Facial verification is not used for travellers under 14 years of age or for travellers who present travel documents which do not contain an eChip (i.e. Canadian Permanent Resident card, passports of countries that have not migrated to newer electronic machine readable travel documents). In these cases, a Border Services Officer manually checks the traveller against the image displayed in the travel document. Since 2013, all new Canadian passports are issued with an eChip. Facial verification is not conducted when travellers are processed manually by an officer (e.g. when a traveller is not eligible or declines to use a PIK, or when travellers under the age of 16 travel unaccompanied by an adult).

Additionally, over the last few years, the CBSA has engaged in several applied research and development projects that have included evaluation of the readiness of facial verification technology for border operations. The evaluation has been done through the development of two laboratory-based prototypes and one time-limited pilot in an operational environment. Each project was sponsored and partially funded by the Canadian Safety and Security Program (CSSP). Most specifically, the Faces on the Move (FoTM) project was conducted between August 2014 and March 2017. The project was sponsored by the CSSP and managed by the CBSA. The Face4 Systems Inc. was the industry partner leading the facial recognition system deployment and performance assessment; the Adga Group lead the privacy impact assessment and the École de technologie supérieure (ETS) was the academic partner.

As part of Budget 2021, the Canada Border Services Agency (CBSA) received significant funding over the next five years to be spent in part on modernizing traveller processing, including exploring additional use of biometrics tools.

Facial Recognition versus Face Verification

Facial verification uses automated face systems to perform 1:1 verification (authentication) comparing an individual’s face to a registered face image to determine if the two faces are a match. This is typically used to verify the identity of an individual.

For example, at Primary Inspection Kiosks, facial verification technology involves comparing the traveller's photo taken at the kiosk with the photo stored on the traveller's ePassport chip (an image-to-image comparison) for identity confirmation purposes.

At NEXUS kiosks, CBSA compares the member's photo taken at the kiosk with the member's passport photo. With the member's consent, this photo is then kept in the member's file for future crossings.
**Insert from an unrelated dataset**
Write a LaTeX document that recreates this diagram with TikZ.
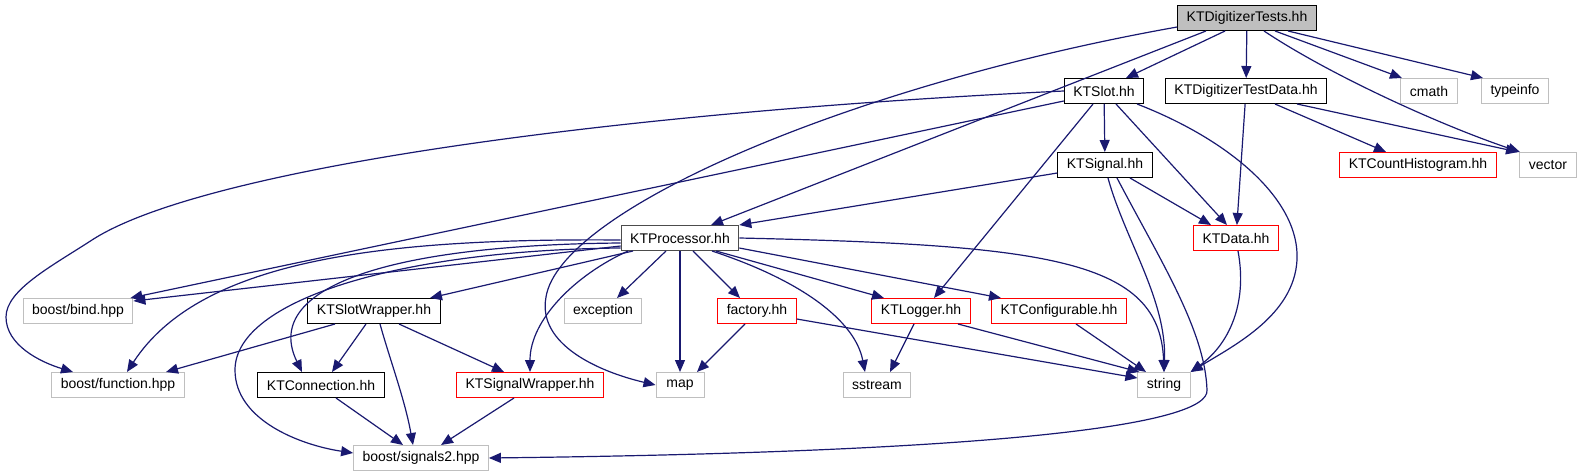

On subsequent crossings, the member will scan their NEXUS card and the NEXUS kiosk will compare the photo taken at the terminal with the photo in the member's file.  

Facial recognition is an automated biometric system for identification that employs a 1:N (many) search against a database of images to try to identify an individual. The automated system will compare the submitted image against a biometric database containing images of ‘known’ faces previously enrolled in the system, including in some cases watch list images. The search will result in the generation of a candidate list of images that meet the pre-established threshold for similarity.